STATED GOAL. Output all the data exactly. Pictures do not belong in the copy.

##### GIVEN INFORMATION #####

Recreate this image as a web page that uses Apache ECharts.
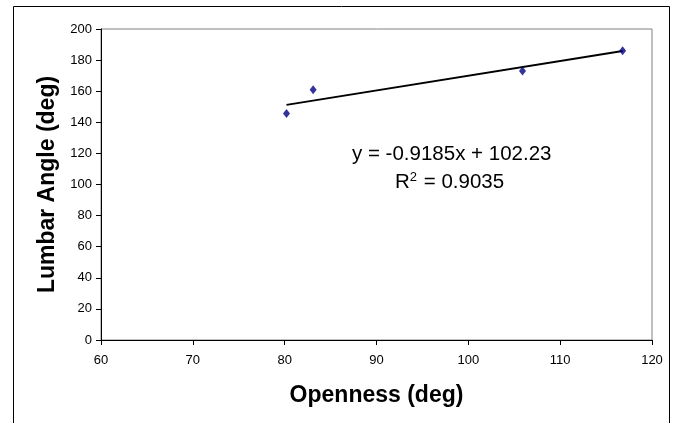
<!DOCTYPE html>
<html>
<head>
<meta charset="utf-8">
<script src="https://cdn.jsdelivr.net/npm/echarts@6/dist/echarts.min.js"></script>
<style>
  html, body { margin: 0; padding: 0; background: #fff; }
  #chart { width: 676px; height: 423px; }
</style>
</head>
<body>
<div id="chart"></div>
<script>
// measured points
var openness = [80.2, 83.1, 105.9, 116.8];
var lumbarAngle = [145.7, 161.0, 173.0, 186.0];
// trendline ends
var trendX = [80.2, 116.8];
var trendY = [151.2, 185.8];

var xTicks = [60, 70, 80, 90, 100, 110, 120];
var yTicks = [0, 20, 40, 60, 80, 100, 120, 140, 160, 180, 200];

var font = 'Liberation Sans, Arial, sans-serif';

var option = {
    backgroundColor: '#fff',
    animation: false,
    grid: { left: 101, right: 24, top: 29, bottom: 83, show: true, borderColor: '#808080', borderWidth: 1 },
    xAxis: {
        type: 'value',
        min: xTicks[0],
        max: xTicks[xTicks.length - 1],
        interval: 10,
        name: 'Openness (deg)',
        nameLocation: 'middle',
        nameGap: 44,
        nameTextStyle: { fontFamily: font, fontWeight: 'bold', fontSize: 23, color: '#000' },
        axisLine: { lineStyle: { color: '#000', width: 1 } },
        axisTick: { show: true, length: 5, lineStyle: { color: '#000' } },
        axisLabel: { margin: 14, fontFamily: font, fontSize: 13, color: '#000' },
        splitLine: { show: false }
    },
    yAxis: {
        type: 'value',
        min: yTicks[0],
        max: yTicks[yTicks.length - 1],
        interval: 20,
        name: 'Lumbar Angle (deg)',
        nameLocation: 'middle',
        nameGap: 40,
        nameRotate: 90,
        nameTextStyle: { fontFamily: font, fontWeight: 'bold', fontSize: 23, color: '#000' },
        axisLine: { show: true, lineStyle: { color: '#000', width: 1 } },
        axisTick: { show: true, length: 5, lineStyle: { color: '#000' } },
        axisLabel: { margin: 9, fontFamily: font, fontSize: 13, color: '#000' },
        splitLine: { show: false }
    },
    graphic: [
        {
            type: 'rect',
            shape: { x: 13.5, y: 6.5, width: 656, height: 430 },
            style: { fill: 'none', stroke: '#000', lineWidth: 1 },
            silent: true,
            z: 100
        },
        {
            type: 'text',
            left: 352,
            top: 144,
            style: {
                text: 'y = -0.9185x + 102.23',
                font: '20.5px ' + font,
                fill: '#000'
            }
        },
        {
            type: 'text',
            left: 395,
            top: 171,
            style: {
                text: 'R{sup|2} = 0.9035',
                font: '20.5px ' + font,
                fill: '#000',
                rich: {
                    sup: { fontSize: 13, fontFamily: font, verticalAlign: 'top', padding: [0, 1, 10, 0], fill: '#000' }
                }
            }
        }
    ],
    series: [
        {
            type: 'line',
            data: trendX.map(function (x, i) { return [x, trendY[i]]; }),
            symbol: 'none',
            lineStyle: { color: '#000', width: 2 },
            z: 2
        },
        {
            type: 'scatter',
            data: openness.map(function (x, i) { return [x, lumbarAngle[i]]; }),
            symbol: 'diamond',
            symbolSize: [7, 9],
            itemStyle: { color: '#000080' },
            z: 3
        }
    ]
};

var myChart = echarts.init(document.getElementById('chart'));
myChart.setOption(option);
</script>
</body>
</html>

#####

OUTPUT OF THE EXERCISE.
Recreate this image as a web page that uses Apache ECharts.
<!DOCTYPE html>
<html>
<head>
<meta charset="utf-8">
<script src="https://cdn.jsdelivr.net/npm/echarts@6/dist/echarts.min.js"></script>
<style>
  html, body { margin: 0; padding: 0; background: #fff; }
  #chart { width: 676px; height: 423px; }
</style>
</head>
<body>
<div id="chart"></div>
<script>
// measured points
var openness = [80.2, 83.1, 105.9, 116.8];
var lumbarAngle = [145.7, 161.0, 173.0, 186.0];
// trendline ends
var trendX = [80.2, 116.8];
var trendY = [151.2, 185.8];

var xTicks = [60, 70, 80, 90, 100, 110, 120];
var yTicks = [0, 20, 40, 60, 80, 100, 120, 140, 160, 180, 200];

var font = 'Liberation Sans, Arial, sans-serif';

var option = {
    backgroundColor: '#fff',
    animation: false,
    grid: { left: 101, right: 24, top: 29, bottom: 83, show: true, borderColor: '#808080', borderWidth: 1 },
    xAxis: {
        type: 'value',
        min: xTicks[0],
        max: xTicks[xTicks.length - 1],
        interval: 10,
        name: 'Openness (deg)',
        nameLocation: 'middle',
        nameGap: 44,
        nameTextStyle: { fontFamily: font, fontWeight: 'bold', fontSize: 23, color: '#000' },
        axisLine: { lineStyle: { color: '#000', width: 1 } },
        axisTick: { show: true, length: 5, lineStyle: { color: '#000' } },
        axisLabel: { margin: 14, fontFamily: font, fontSize: 13, color: '#000' },
        splitLine: { show: false }
    },
    yAxis: {
        type: 'value',
        min: yTicks[0],
        max: yTicks[yTicks.length - 1],
        interval: 20,
        name: 'Lumbar Angle (deg)',
        nameLocation: 'middle',
        nameGap: 40,
        nameRotate: 90,
        nameTextStyle: { fontFamily: font, fontWeight: 'bold', fontSize: 23, color: '#000' },
        axisLine: { show: true, lineStyle: { color: '#000', width: 1 } },
        axisTick: { show: true, length: 5, lineStyle: { color: '#000' } },
        axisLabel: { margin: 9, fontFamily: font, fontSize: 13, color: '#000' },
        splitLine: { show: false }
    },
    graphic: [
        {
            type: 'rect',
            shape: { x: 13.5, y: 6.5, width: 656, height: 430 },
            style: { fill: 'none', stroke: '#000', lineWidth: 1 },
            silent: true,
            z: 100
        },
        {
            type: 'text',
            left: 352,
            top: 144,
            style: {
                text: 'y = -0.9185x + 102.23',
                font: '20.5px ' + font,
                fill: '#000'
            }
        },
        {
            type: 'text',
            left: 395,
            top: 171,
            style: {
                text: 'R{sup|2} = 0.9035',
                font: '20.5px ' + font,
                fill: '#000',
                rich: {
                    sup: { fontSize: 13, fontFamily: font, verticalAlign: 'top', padding: [0, 1, 10, 0], fill: '#000' }
                }
            }
        }
    ],
    series: [
        {
            type: 'line',
            data: trendX.map(function (x, i) { return [x, trendY[i]]; }),
            symbol: 'none',
            lineStyle: { color: '#000', width: 2 },
            z: 2
        },
        {
            type: 'scatter',
            data: openness.map(function (x, i) { return [x, lumbarAngle[i]]; }),
            symbol: 'diamond',
            symbolSize: [7, 9],
            itemStyle: { color: '#000080' },
            z: 3
        }
    ]
};

var myChart = echarts.init(document.getElementById('chart'));
myChart.setOption(option);
</script>
</body>
</html>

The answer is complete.